If the defendant’s touching wasn’t inadvertent or accidental, then why did the defendant touch the child? Because the defendant touched the child to intentionally obtain sexual gratification. As intent is an element of the crime, the other-acts evidence is certainly being used to prove that the defendant acted in conformity with his character (being sexually attracted to children) with respect to the offense charged. The issues (not to mention the jury instruction on “other-acts”) get muddied and contradictory quite quickly.
If the “other-acts” evidence is offered for, and relative to, an acceptable purpose, then the Court weighs whether or not the probative value of the evidence is substantially outweighed by things such as unfair prejudice or confusion of the issues. The inclusion or exclusion of “other-acts” evidence is ultimately a balancing between allowing a jury to hear evidence that will more likely lead them to a finding of guilt when, without the evidence, it would not make that finding, or excluding the “other-acts” evidence resulting in the jury being more likely to acquit, when with the evidence, it would have found the defendant guilty. The rules regarding “other-acts” evidence, like many of the rules in the criminal justice system, involves a choice between type one error, which is a convicting a defendant for a crime he or she didn’t commit, and type two error, which is acquitting a defendant when in fact the defendant was guilty.

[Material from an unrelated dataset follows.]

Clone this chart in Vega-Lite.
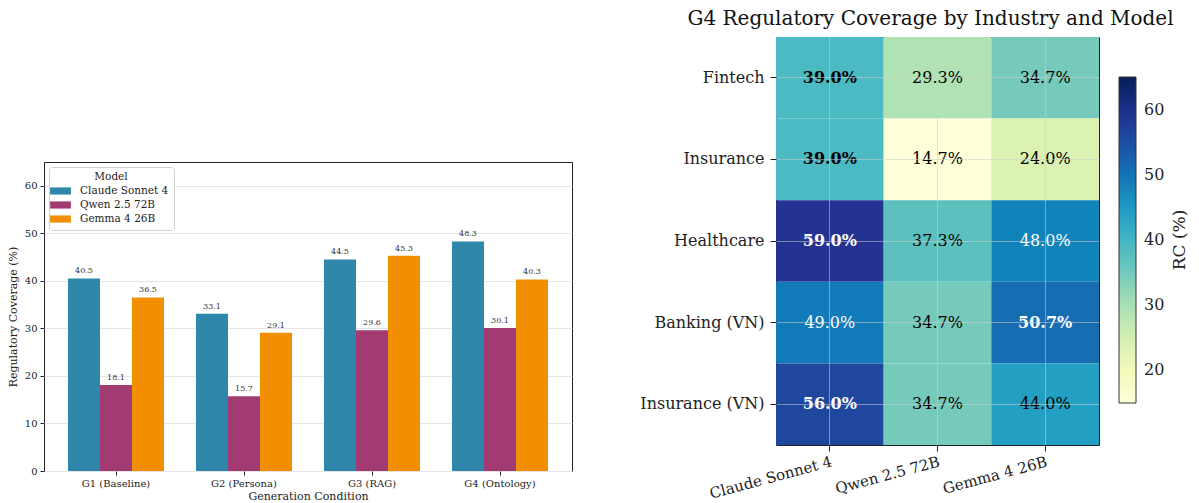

Based on research regarding human decision making, the human need to punish, the inability of humans to correctly assess probabilities, and the uncertain assessment of the probability that a defendant actually committed a crime based on the defendant’s past, it is essential that the trial court act as the gatekeeper to the evidence a jury hears, to ensure that a fair assessment of the facts will be made by the jury. The danger of unfair prejudice urging a conviction despite the evidence is heightened under the circumstances where the “other-acts” evidence ignites the desire to punish, specifically in those instances of “other-acts” conduct that are inordinately heinous, especially relative to the charged conduct, and where the “other-acts” conduct was unpunished or insufficiently punished. The trial court has the power and tools to limit and circumscribe the use of “other-acts” evidence—to allow what facts are necessary to prove the purpose for the evidence, but to exclude those facts that may arouse the human desire to punish and that may prevent factual issues from being fairly determined.
[i] Wis. Stat. §904.04(2)(a).
[iii] See Wis. Stat. §904.01.
[iv] State v. Evers, 139 Wis. 2d 424, 407 N.W.2d 256 (1987). This case is a great exposition on “other-acts.”